VI is machine learning for updating and selecting (variating) probability distributions in a data-streaming setting. You would get a PDF which you could reasonably derive the median from. Since you start by establishing expectations the results can be approximated (inferred) with relatively sparse data.

Take a look at the quantiles crate. It implements interesting algorithms to keep the amount of memory stored small while maintaining an upper bound on error. I think this is what you’d want.

If the memory requirements are still too large, try increasing the error tolerance.

There’s also the average crate which implements the Quantile type for keeping track of an arbitrary quantile with constant memory but unbounded error. If I were you, I would try to find a way to make the quantiles crate work before trying this one. Unbounded error sounds like it could be tricky.

6 Likes

You could also implement the median-of-medians algorithm. In brief, the median of some disjoint and covering subsets of a sample is an estimator of the sample median itself. It's not exact and I don't have an instinct as to how good it actually is, but at least it allows you to define a clear memory-accuracy trade-off (the more subsets you generate and the more intermediate medians you store, the closer the estimation will be to the true value).

Probably pretty good if you can reliably obtain the covering subset for your sample space, in practice that is something which relies on ergodic averaging and finding it is a related problem in and of its self .

That is the larger challenge. I do have a measure of how many guaranteed-uncorrelated visits there have been to the subspace in question, which I use to decide when I probably have enough information, but that can't tell me whether I've adequately sampled the subspace.

Generally you would always run multiple discrete samples with identical characteristics and test for convergence using Rhat (et. al.) and possibly try to generate a trace-plot. I don't think there is any good way to do this sort of adequacy testing from a single sample run.

Any approach involving an assumed form for the probability distribution seems like a non-starter. I'm not willing to bias my computation in that way, even if it is for a computation that is easily checked afterwards (and is actually checked, and can in principle be automatically corrected).

If it's any consolation, enough data will eventually nullify your bias.

A correct and reasonably fast (as in best result on Continuous Median – Kattis, Kattis ) can be implemented by keeping a "current median", and a BinaryHeap each for values below and above it.

The size of the heaps will grow with the number of values, but it's not possible to get anything close to a median any other way unless you know before the start how many values there will be, and then you still need to store half the values.

2 Likes

Having storage proportional to the number of samples is a non-starter: I don't have that much RAM. My biggest machine has 128 GB of RAM. And it's also false that you can't reasonably approximate the median with smaller storage, this thread lists numerous algorithms that do just that, the simplest (and what I'm currently experimenting with) being to find the median of a random subset of the data so far:

I expect the distinction in terms of "close" is whether we consider a number with 49% of the distribution above it. I would call that (for my purposes) close to the median, regardless of how much it might differ numerically. Even 32 random samples gives pretty good error, and if you increase the number it gets better as the square root of the number of samples stored, which isn't too bad.

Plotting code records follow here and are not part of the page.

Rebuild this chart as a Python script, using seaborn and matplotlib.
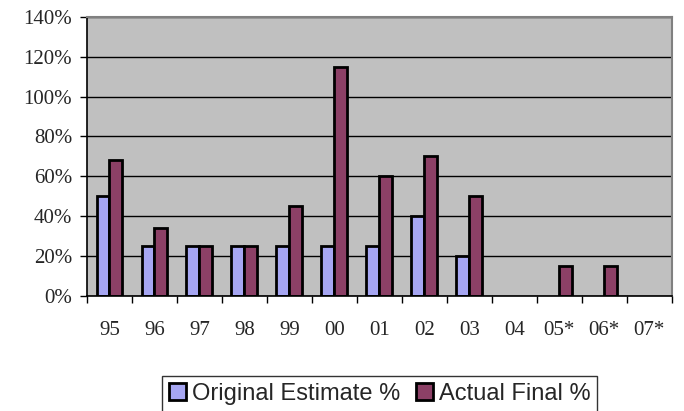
import numpy as np
import pandas as pd
import matplotlib
matplotlib.use("Agg")
import matplotlib.pyplot as plt
from matplotlib.ticker import FuncFormatter, FixedLocator
import seaborn as sns

years = ["95", "96", "97", "98", "99", "00", "01", "02", "03", "04", "05*", "06*", "07*"]
original_estimate = [50, 25, 25, 25, 25, 25, 25, 40, 20, np.nan, np.nan, np.nan, np.nan]
actual_final = [68, 34, 25, 25, 45, 115, 60, 70, 50, np.nan, 15, 15, np.nan]
series_names = ["Original Estimate %", "Actual Final %"]
colors = ["#9999FF", "#993366"]

df = pd.DataFrame({
    "year": years * 2,
    "value": original_estimate + actual_final,
    "series": [series_names[0]] * len(years) + [series_names[1]] * len(years),
})

sns.set_theme(style="white")
fig = plt.figure(figsize=(6.84, 4.11), dpi=100)
ax = fig.add_axes([0.127, 0.280, 0.855, 0.679])

sns.barplot(data=df, x="year", y="value", hue="series", order=years,
            hue_order=series_names, palette=colors, width=0.571,
            edgecolor="black", linewidth=2.0, ax=ax, legend=True)

ax.set_facecolor("#C0C0C0")
ax.set_ylim(0, 140)
ax.set_xlim(-0.5, len(years) - 0.5)
ax.set_yticks(np.arange(0, 141, 20))
ax.yaxis.set_major_formatter(FuncFormatter(lambda v, p: f"{int(v)}%"))
ax.grid(axis="y", color="black", linewidth=1.0)
ax.set_axisbelow(True)
ax.set_xlabel("")
ax.set_ylabel("")

serif = ["Liberation Serif", "DejaVu Serif"]
for lbl in ax.get_yticklabels():
    lbl.set_fontfamily(serif)
    lbl.set_fontsize(15)
ax.tick_params(axis="y", which="major", length=5, width=1.0, color="black",
               direction="out", left=True, pad=5.5)

# category labels centred, tick marks on category boundaries
ax.set_xticks(range(len(years)))
ax.set_xticklabels(years, fontfamily=serif, fontsize=15)
ax.tick_params(axis="x", which="major", length=0, pad=18)
ax.xaxis.set_minor_locator(FixedLocator(np.arange(-0.5, len(years), 1.0)))
ax.tick_params(axis="x", which="minor", length=5, width=1.0, color="black",
               direction="out", bottom=True)

for side in ["left", "bottom"]:
    ax.spines[side].set_color("black")
    ax.spines[side].set_linewidth(1.2)
for side in ["top", "right"]:
    ax.spines[side].set_color("#808080")
    ax.spines[side].set_linewidth(1.5)

handles, labels = ax.get_legend_handles_labels()
ax.get_legend().remove()
leg = fig.legend(handles, labels, loc="upper center",
                 bbox_to_anchor=(0.555, 1 - 376 / 411),
                 ncol=2, frameon=True, fancybox=False, edgecolor="black",
                 handlelength=0.72, handleheight=0.72, handletextpad=0.25,
                 columnspacing=0.65, borderpad=0.3, borderaxespad=0.0,
                 prop={"family": ["Liberation Sans", "DejaVu Sans"], "size": 17})
leg.get_frame().set_linewidth(1.0)
for h in leg.legend_handles:
    h.set_edgecolor("black")
    h.set_linewidth(2.0)

fig.savefig("out.png", dpi=100)
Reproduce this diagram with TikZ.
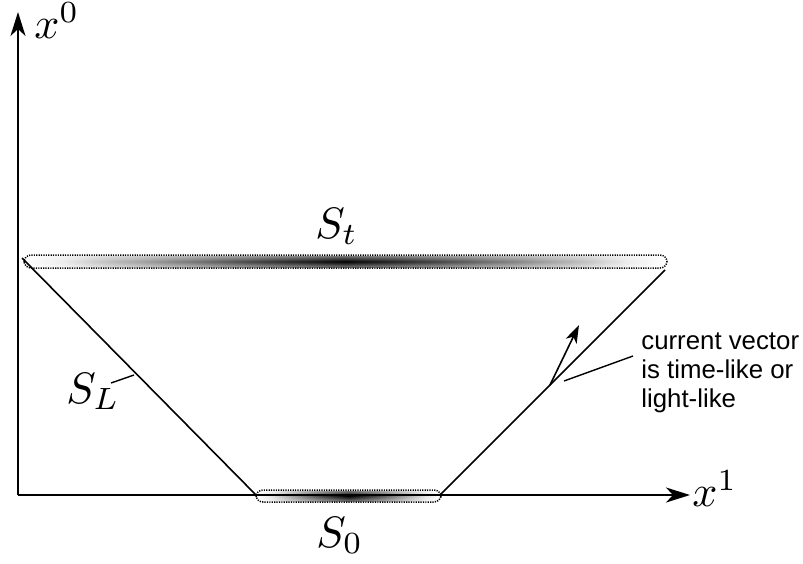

Then you will have to do without the median. In practice, that "median of a random sample" may or may not be good enough, but beware that it will not give you a number that is close to the median, it will give you a number that is likely to be close to the median. Taking the median of a random 1 % sample of a big number of numbers will often get you close to the real median, but with bad luck (or a systemtic error in choosing samples) you may get a value that's 99% off.

But if a number that is probably, in most cases, close to the median is good enough, than that random sample sounds about as good as it gets.

1 Like

I agree, one should be more than a little wary of schemes relying on the 'average of averages' or a 'random sample from a random sample'.